Below I summarize what the Hiring Manager evaluates, what to prepare (the ~5-slide project deck), sample questions, and pragmatic tips so you walk into the conversation confident and focused.


Quick overview

  • Timeline: recruiter → phone screen → Hiring Manager round (deep dive)
  • Format: discussion centered on a past project; best supported by a short slide deck (~5 slides)
  • Emphasis: specific role, technical trade-offs, impact, and behavioral context
  • Perk: even if you don't advance, structured feedback is often provided — excellent for learning

What the Hiring Manager is really testing

  1. Ownership & clarity of role

    • Did you lead design and decisions, or were you an executor? Can you point to exactly what you contributed?
  2. Depth of technical judgment

    • Why you chose one approach over another, not just what you did. Trade-offs, constraints, and failure modes matter.
  3. Impact & metrics

    • How did your work move the business needle? Look for concrete metrics (latency, throughput, conversion, cost savings).
  4. Problem decomposition & trade-offs

    • Can you break a fuzzy problem into pragmatic steps? How do you balance speed vs. correctness, or scale vs. simplicity?
  5. Communication & collaboration

    • How you explain complex choices to engineers, PMs, and stakeholders. Evidence of constructive cross-team work and conflict resolution.
  6. Behavioral fit under pressure

    • Decisions under ambiguity, handling pushback, recovering from mistakes, and learning loops.
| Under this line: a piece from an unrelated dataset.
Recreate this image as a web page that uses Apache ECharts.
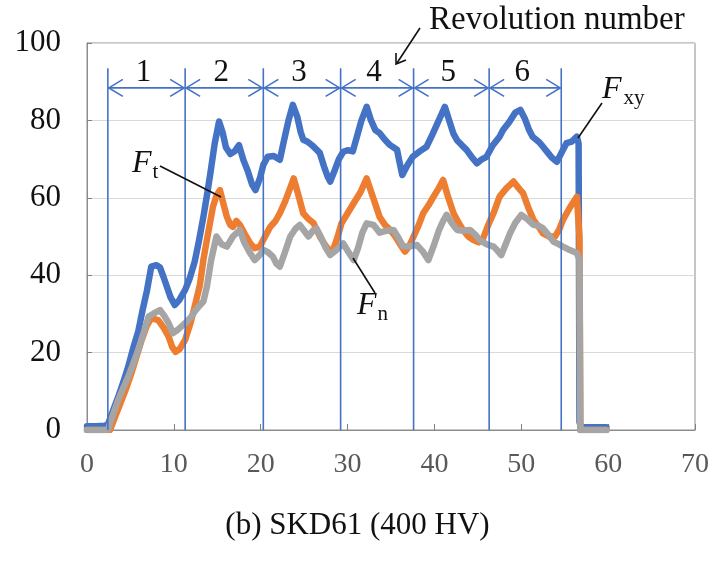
<!DOCTYPE html>
<html>
<head>
<meta charset="utf-8">
<script src="https://cdn.jsdelivr.net/npm/echarts@6/dist/echarts.min.js"></script>
<style>
  html, body { margin: 0; padding: 0; background: #fff; }
  #chart { width: 715px; height: 569px; }
</style>
</head>
<body>
<div id="chart"></div>
<script>
// Cutting-force components over time, SKD61 (400 HV)
const xTicks = [0, 10, 20, 30, 40, 50, 60, 70];
const yTicks = [0, 20, 40, 60, 80, 100];

// Resultant force F_xy : [time, force]
const fxyData = [
  [0,1.0],[1,1.0],[2,1.1],[2.4,1.3],[3.0,5],[3.6,8.6],[4.2,12.5],[4.75,16.4],[5.3,21],[5.9,25.5],
  [6.4,31],[6.9,36],[7.4,42.2],[8.0,42.6],[8.4,42],[8.8,39.6],[9.2,37],[9.6,34.4],[10.1,32.3],
  [10.6,33.5],[11.3,36.2],[11.8,39],[12.4,43.5],[12.9,49],[13.4,55.1],[13.8,60.5],[14.2,66.3],
  [14.7,74],[15.2,79.7],[15.6,77],[16.0,73],[16.5,71.3],[17.0,72],[17.5,73.6],[18.0,69.8],
  [18.5,67],[19.0,63.5],[19.4,62],[19.9,65],[20.3,68.5],[20.8,70.6],[21.5,70.8],[22.2,69.8],
  [22.7,75],[23.2,80],[23.7,84],[24.2,81],[24.6,77],[24.9,75],[25.4,74.5],[25.9,73.6],[26.4,72.5],
  [26.8,71.6],[27.3,68],[27.7,65.5],[28.0,64.2],[28.5,67],[29.0,70],[29.5,71.9],[30.0,72.3],
  [30.6,72],[31.1,76],[31.6,80],[32.2,83.5],[32.7,80],[33.2,77.5],[33.7,76.7],[34.3,75],
  [34.9,73.6],[35.7,72.4],[36.0,69],[36.3,65.9],[36.9,68.5],[37.5,70.6],[38.3,72],[39.1,73.2],
  [39.8,76.5],[40.5,80],[41.2,83.5],[41.7,80],[42.2,76.5],[42.6,74.9],[43.2,73.5],[43.7,72.4],
  [44.3,70.5],[44.9,68.9],[45.5,70],[46.0,70.6],[46.7,73.5],[47.5,75.8],[47.9,77.5],[48.6,79.5],
  [49.3,82],[49.9,82.7],[50.4,80.5],[50.9,77.5],[51.3,75.8],[52.0,74.5],[52.5,73.2],[53.0,71.8],
  [53.5,70.4],[54.1,69.3],[54.6,71.5],[55.2,74.1],[55.8,74.5],[56.4,75.8],[56.6,74],[56.7,2],
  [56.9,0.7],[58,0.7],[59.8,0.7]
];

// Tangential force F_t
const ftData = [
  [0,0],[2.65,0],[3.3,3.8],[4.0,7.8],[4.6,11.3],[5.1,14.6],[5.7,19],[6.3,23.3],[6.9,27],[7.4,28.9],
  [8.2,28.4],[8.8,26.5],[9.4,24.1],[9.8,21.5],[10.2,20.2],[10.7,21],[11.3,23.3],[11.9,27.5],
  [12.4,31.9],[13.0,37.5],[13.4,44],[13.8,49.1],[14.2,54],[14.5,57.7],[14.9,60.5],[15.3,62],
  [15.7,58.5],[16.1,55.1],[16.5,53],[16.8,52.5],[17.2,54],[17.6,53],[18.2,50.5],[18.8,48.2],
  [19.3,47],[19.9,47.4],[20.5,50],[21.1,52.5],[21.7,54],[22.2,56],[22.8,59],[23.3,62],[23.8,65],
  [24.3,61],[24.9,56],[25.5,54.5],[26.1,53.4],[26.8,50],[27.5,47.5],[28.2,45.7],[28.8,49.5],
  [29.3,53.4],[30.0,56],[30.7,58.6],[31.5,61.5],[32.2,65],[32.8,61],[33.4,57],[33.7,55],[34.3,53],
  [34.9,51.7],[35.5,50],[36.0,48.2],[36.6,46.1],[37.1,47.5],[37.6,50],[38.2,53],[38.7,56],[39.3,58],
  [39.9,60.3],[40.5,62.5],[41.0,64.6],[41.6,60],[42.2,56],[42.8,53.5],[43.3,51.7],[43.9,50],
  [44.5,49.1],[45.1,48.5],[45.6,49.5],[46.2,53],[46.8,56],[47.5,60.3],[48.3,62.5],[49.1,64.2],
  [49.7,62.5],[50.2,61.2],[50.8,57.5],[51.4,54.3],[52.0,52.5],[52.5,50.8],[53.2,50],[53.9,50],
  [54.4,52],[54.8,54.3],[55.6,57.5],[56.4,60.3],[56.7,50],[56.8,0],[59.8,0]
];

// Normal force F_n
const fnData = [
  [0,0],[2.4,0],[3.0,4],[3.6,7.8],[4.2,11],[4.75,13.8],[5.3,17],[5.9,20.7],[6.5,25],[7.1,29.3],
  [7.6,30],[8.4,31],[8.9,29.5],[9.4,27.6],[9.9,25],[10.5,26],[11.3,27.6],[11.9,29],[12.4,30.6],
  [12.9,32],[13.4,33.2],[13.8,37],[14.3,44],[14.9,50],[15.5,48],[16.1,47.4],[16.8,50],[17.6,51.7],
  [18.1,48.5],[18.7,46],[19.3,43.9],[19.8,45],[20.3,46.5],[20.8,46],[21.4,44.8],[21.8,43],
  [22.2,42.2],[22.8,46],[23.4,50],[24.0,52],[24.5,53],[25.0,51.5],[25.5,50],[26.0,51.5],
  [26.4,52.1],[26.9,50],[27.5,47],[28.0,45.2],[28.7,46.5],[29.5,48.2],[30.1,46],[30.7,43.9],
  [31.2,47],[31.7,51],[32.2,53.4],[33.0,53],[33.7,51],[34.5,51.5],[35.3,51.7],[35.9,49.5],
  [36.4,47.4],[37.2,47.5],[38.0,47.8],[38.7,46],[39.3,43.9],[39.9,47.5],[40.5,51.5],[41.0,54],
  [41.4,55.6],[42.0,53.5],[42.6,51.7],[43.3,51.5],[44.1,51.7],[44.7,50.5],[45.2,49.1],[46.0,48],
  [46.8,47.4],[47.2,46.5],[47.7,45.2],[48.2,48],[48.7,50.8],[49.3,53.5],[50.0,55.6],[50.7,54.5],
  [51.4,53],[52.0,52.8],[52.5,52.1],[53.1,50.5],[53.7,48.7],[54.3,48],[54.8,47.4],[55.6,46.5],
  [56.4,45.7],[56.7,44],[56.8,0],[59.8,0]
];

// Times at which each tool revolution ends, and the revolution labels
const revolutionBounds = [2.4, 11.3, 20.3, 29.2, 37.6, 46.3, 54.6];
const revolutionLabels = ['1', '2', '3', '4', '5', '6'];
const dividerTop = 93.5;
const arrowLevel = 88.4;
const labelLevel = 92.3;

const SERIF = "'Liberation Serif', 'Times New Roman', serif";
const BLUE = '#4472C4';

const spans = revolutionLabels.map((lab, i) => [revolutionBounds[i], revolutionBounds[i + 1], lab]);

const chart = echarts.init(document.getElementById('chart'), null, { renderer: 'canvas' });

function lineSeries(name, data, color, z) {
  return {
    name, type: 'line', data, showSymbol: false, symbol: 'none', z,
    lineStyle: { color, width: 6.5, join: 'round', cap: 'round' },
    animation: false
  };
}

chart.setOption({
  animation: false,
  backgroundColor: '#fff',
  grid: { left: 87, right: 20, top: 43, bottom: 139, show: true, borderColor: '#8c8c8c', borderWidth: 1 },
  xAxis: {
    type: 'value', min: 0, max: 70, interval: 10,
    axisLine: { show: true, lineStyle: { color: '#8c8c8c', width: 1 } },
    axisTick: { show: true, inside: true, length: 6, lineStyle: { color: '#7f7f7f' } },
    splitLine: { show: false },
    axisLabel: { color: '#595959', fontFamily: SERIF, fontSize: 28, margin: 21,
      formatter: v => xTicks.includes(v) ? String(v) : '' }
  },
  yAxis: {
    type: 'value', min: 0, max: 100, interval: 20,
    axisLine: { show: true, lineStyle: { color: '#8c8c8c', width: 1 } },
    axisTick: { show: true, inside: true, length: 5, lineStyle: { color: '#7f7f7f' } },
    splitLine: { show: true, lineStyle: { color: '#d9d9d9', width: 1 } },
    axisLabel: { color: '#111', fontFamily: SERIF, fontSize: 31, margin: 26,
      formatter: v => yTicks.includes(v) ? String(v) : '' }
  },
  series: [
    lineSeries('Fxy', fxyData, BLUE, 3),
    lineSeries('Ft', ftData, '#ED7D31', 4),
    lineSeries('Fn', fnData, '#A5A5A5', 5),
    {
      // revolution dividers
      type: 'custom', silent: true, z: 6, clip: false,
      data: revolutionBounds.map(b => [b]),
      renderItem: (params, api) => {
        const p0 = api.coord([api.value(0), 0]);
        const p1 = api.coord([api.value(0), dividerTop]);
        return { type: 'line', shape: { x1: p0[0], y1: p0[1], x2: p1[0], y2: p1[1] },
          style: { stroke: BLUE, lineWidth: 1.6 } };
      }
    },
    {
      // double-headed arrows spanning each revolution, with its number
      type: 'custom', silent: true, z: 6, clip: false,
      data: spans,
      renderItem: (params, api) => {
        const a = api.coord([api.value(0), arrowLevel]);
        const b = api.coord([api.value(1), arrowLevel]);
        const mid = api.coord([(api.value(0) + api.value(1)) / 2, labelLevel]);
        const hw = 15, hh = 8.5;
        const st = { stroke: BLUE, lineWidth: 1.6, fill: null };
        return { type: 'group', children: [
          { type: 'line', shape: { x1: a[0] + 1, y1: a[1], x2: b[0] - 1, y2: b[1] }, style: st },
          { type: 'polyline', shape: { points: [[a[0] + hw, a[1] - hh], [a[0] + 1, a[1]], [a[0] + hw, a[1] + hh]] }, style: st },
          { type: 'polyline', shape: { points: [[b[0] - hw, b[1] - hh], [b[0] - 1, b[1]], [b[0] - hw, b[1] + hh]] }, style: st },
          { type: 'text', x: mid[0] - 3, y: mid[1],
            style: { text: spans[params.dataIndex][2], font: '31px ' + SERIF, fill: '#111',
              align: 'center', verticalAlign: 'middle' } }
        ] };
      }
    }
  ],
  graphic: [
    // "Revolution number" callout
    { type: 'text', left: 429, top: 4, style: { text: 'Revolution number', font: '33px ' + SERIF, fill: '#111' } },
    { type: 'line', shape: { x1: 420, y1: 28, x2: 397, y2: 63 }, style: { stroke: '#111', lineWidth: 1.6 }, z: 20 },
    { type: 'polyline', shape: { points: [[396, 53], [396, 64], [406, 60]] }, style: { stroke: '#111', lineWidth: 1.6, fill: null }, z: 20 },

    // F_t label
    { type: 'text', left: 132, top: 148, z: 20, style: { rich: {
        f: { font: 'italic 32px ' + SERIF, fill: '#111' },
        s: { font: '21px ' + SERIF, fill: '#111', padding: [16, 0, 0, 1] } }, text: '{f|F}{s|t}' } },
    { type: 'line', shape: { x1: 160, y1: 166, x2: 221, y2: 197 }, style: { stroke: '#111', lineWidth: 1.6 }, z: 20 },

    // F_xy label
    { type: 'text', left: 602, top: 74, z: 20, style: { rich: {
        f: { font: 'italic 32px ' + SERIF, fill: '#111' },
        s: { font: '21px ' + SERIF, fill: '#111', padding: [16, 0, 0, 2] } }, text: '{f|F}{s|xy}' } },
    { type: 'line', shape: { x1: 602, y1: 103, x2: 578, y2: 138 }, style: { stroke: '#111', lineWidth: 1.6 }, z: 20 },

    // F_n label
    { type: 'text', left: 357, top: 290, z: 20, style: { rich: {
        f: { font: 'italic 32px ' + SERIF, fill: '#111' },
        s: { font: '21px ' + SERIF, fill: '#111', padding: [16, 0, 0, 1] } }, text: '{f|F}{s|n}' } },
    { type: 'line', shape: { x1: 375, y1: 293, x2: 353, y2: 258 }, style: { stroke: '#111', lineWidth: 1.6 }, z: 20 },

    // caption
    { type: 'text', left: 'center', top: 510, style: { text: '(b) SKD61 (400 HV)', font: '31px ' + SERIF, fill: '#111' } }
  ]
});
</script>
</body>
</html>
The 5-slide deck: what to include (and why)

Make it concise—slides are a visual anchor to keep the conversation focused.
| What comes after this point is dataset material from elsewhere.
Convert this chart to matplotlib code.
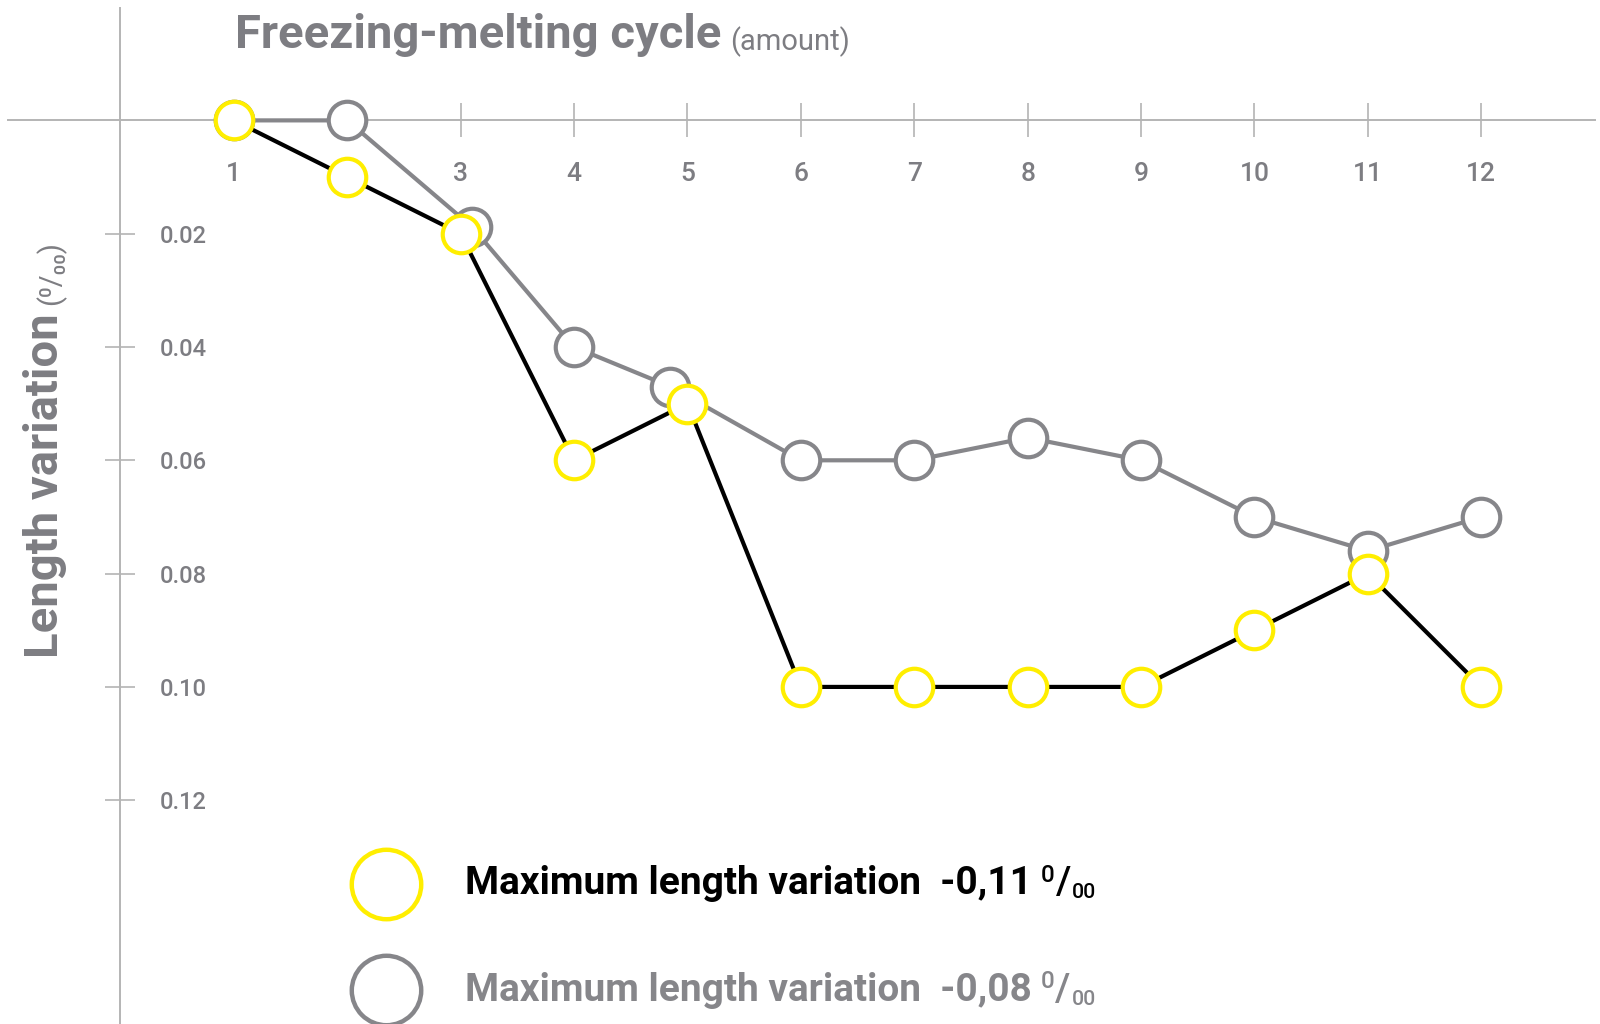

  1. Context & goal (1 slide)

    • Problem statement, timeline, stakeholders, and the success criteria.
  2. Your role & team (1 slide)

    • Exactly what you owned vs. what others owned; size of the team and collaborators.
  3. Key technical approach (1 slide)

    • Architecture diagram or flow, core algorithms/decisions, and important trade-offs.
  4. Challenges & pivots (1 slide)

    • What went wrong or surprised you, and how you adjusted. Be specific about mitigations and learnings.
  5. Impact & lessons (1 slide)

    • Metrics, business outcomes, and one or two concise takeaways.

Tip: keep slides visual and minimal—diagrams, bullet takeaways, and one data point per slide.
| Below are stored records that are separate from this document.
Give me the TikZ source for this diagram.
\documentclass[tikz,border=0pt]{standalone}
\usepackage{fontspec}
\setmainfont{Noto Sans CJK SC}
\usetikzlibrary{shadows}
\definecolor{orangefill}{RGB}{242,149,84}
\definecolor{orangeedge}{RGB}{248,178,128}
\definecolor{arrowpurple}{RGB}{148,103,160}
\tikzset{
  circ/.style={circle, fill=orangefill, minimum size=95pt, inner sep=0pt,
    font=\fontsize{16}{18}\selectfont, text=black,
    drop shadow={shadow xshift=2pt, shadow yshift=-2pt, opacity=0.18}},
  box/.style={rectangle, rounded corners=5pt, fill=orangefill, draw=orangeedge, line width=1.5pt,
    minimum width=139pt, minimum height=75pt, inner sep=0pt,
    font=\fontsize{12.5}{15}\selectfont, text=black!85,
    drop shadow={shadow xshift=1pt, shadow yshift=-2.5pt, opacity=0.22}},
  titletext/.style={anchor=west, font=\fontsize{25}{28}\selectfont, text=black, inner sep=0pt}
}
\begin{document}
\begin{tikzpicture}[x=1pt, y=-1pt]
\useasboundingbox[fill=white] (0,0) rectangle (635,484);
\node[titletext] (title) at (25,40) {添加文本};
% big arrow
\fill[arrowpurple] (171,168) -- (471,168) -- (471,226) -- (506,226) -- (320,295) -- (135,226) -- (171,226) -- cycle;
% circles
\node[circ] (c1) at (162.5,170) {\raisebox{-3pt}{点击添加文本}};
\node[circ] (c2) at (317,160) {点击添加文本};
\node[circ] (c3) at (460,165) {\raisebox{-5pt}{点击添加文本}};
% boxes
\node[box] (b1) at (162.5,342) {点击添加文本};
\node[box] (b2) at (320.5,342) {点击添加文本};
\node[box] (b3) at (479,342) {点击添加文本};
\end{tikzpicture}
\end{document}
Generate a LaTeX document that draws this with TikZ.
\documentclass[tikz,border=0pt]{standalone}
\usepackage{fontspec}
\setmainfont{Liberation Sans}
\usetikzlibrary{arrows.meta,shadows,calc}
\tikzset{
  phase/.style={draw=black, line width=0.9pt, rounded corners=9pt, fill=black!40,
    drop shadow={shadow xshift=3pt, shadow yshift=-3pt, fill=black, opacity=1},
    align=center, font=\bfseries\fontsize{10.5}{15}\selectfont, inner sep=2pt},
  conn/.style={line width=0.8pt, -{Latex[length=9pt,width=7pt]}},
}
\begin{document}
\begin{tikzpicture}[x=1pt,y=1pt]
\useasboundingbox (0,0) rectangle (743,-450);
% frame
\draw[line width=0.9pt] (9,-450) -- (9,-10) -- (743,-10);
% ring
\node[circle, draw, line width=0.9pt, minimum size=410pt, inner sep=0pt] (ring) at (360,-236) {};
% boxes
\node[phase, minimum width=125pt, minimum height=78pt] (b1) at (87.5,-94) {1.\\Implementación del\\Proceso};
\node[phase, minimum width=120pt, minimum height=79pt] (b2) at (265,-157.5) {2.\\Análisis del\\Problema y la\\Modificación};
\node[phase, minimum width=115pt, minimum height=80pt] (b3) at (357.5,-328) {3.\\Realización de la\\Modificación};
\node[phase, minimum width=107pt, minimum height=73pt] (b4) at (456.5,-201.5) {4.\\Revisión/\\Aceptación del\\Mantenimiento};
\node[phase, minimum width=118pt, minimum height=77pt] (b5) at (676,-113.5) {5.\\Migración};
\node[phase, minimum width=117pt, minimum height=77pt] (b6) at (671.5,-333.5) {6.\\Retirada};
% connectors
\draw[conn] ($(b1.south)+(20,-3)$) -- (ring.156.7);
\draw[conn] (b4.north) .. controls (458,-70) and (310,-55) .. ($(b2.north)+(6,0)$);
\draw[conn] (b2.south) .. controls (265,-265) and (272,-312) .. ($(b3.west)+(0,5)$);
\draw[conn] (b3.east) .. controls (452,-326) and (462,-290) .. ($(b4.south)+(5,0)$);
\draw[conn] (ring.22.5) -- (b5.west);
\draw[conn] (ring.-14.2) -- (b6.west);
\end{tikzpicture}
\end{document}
Sample questions to expect

  • Walk me through the part you owned end-to-end. What did you decide and why?
  • What alternatives did you consider? Why did you reject them?
  • How did you measure success? Any KPI improvements or regressions?
  • How did you handle disagreements with a peer or stakeholder?
  • Describe a bug or incident that occurred and how you responded.
  • If you had to do it again with unlimited time, what would you change?

Behavioral prep: use STAR, but be tangible

  • Situation: brief context
  • Task: your specific responsibility
  • Action: your concrete steps (focus here)
  • Result: measurable outcome + lesson

Hiring managers want crisp, concrete examples—avoid vague high-level descriptions.


Practical tips and dos/don’ts

Do:

  • Quantify outcomes (percent change, latency numbers, cost saved)
  • Explain trade-offs and failure modes
  • Show you learned and iterated
  • Ask clarifying questions if the interviewer probes an ambiguous area

Don’t:

  • Claim credit for team outcomes without specifying your contribution
  • Give textbook answers without project context
  • Ramble—use your slides to guide a focused narrative

After the interview

  • Ask for feedback if it isn't offered. Rippling’s process often includes structured feedback which is very useful.
  • Treat any rejection as data: which area did they probe hardest? That’s the growth signal.

Final takeaway

The Hiring Manager round at Rippling values depth over breadth. Prepare one project thoroughly, support it with a crisp 5-slide deck, and be ready to explain exact responsibilities, trade-offs, and measurable impact. Even if you don't move forward, the feedback loop makes the effort worthwhile.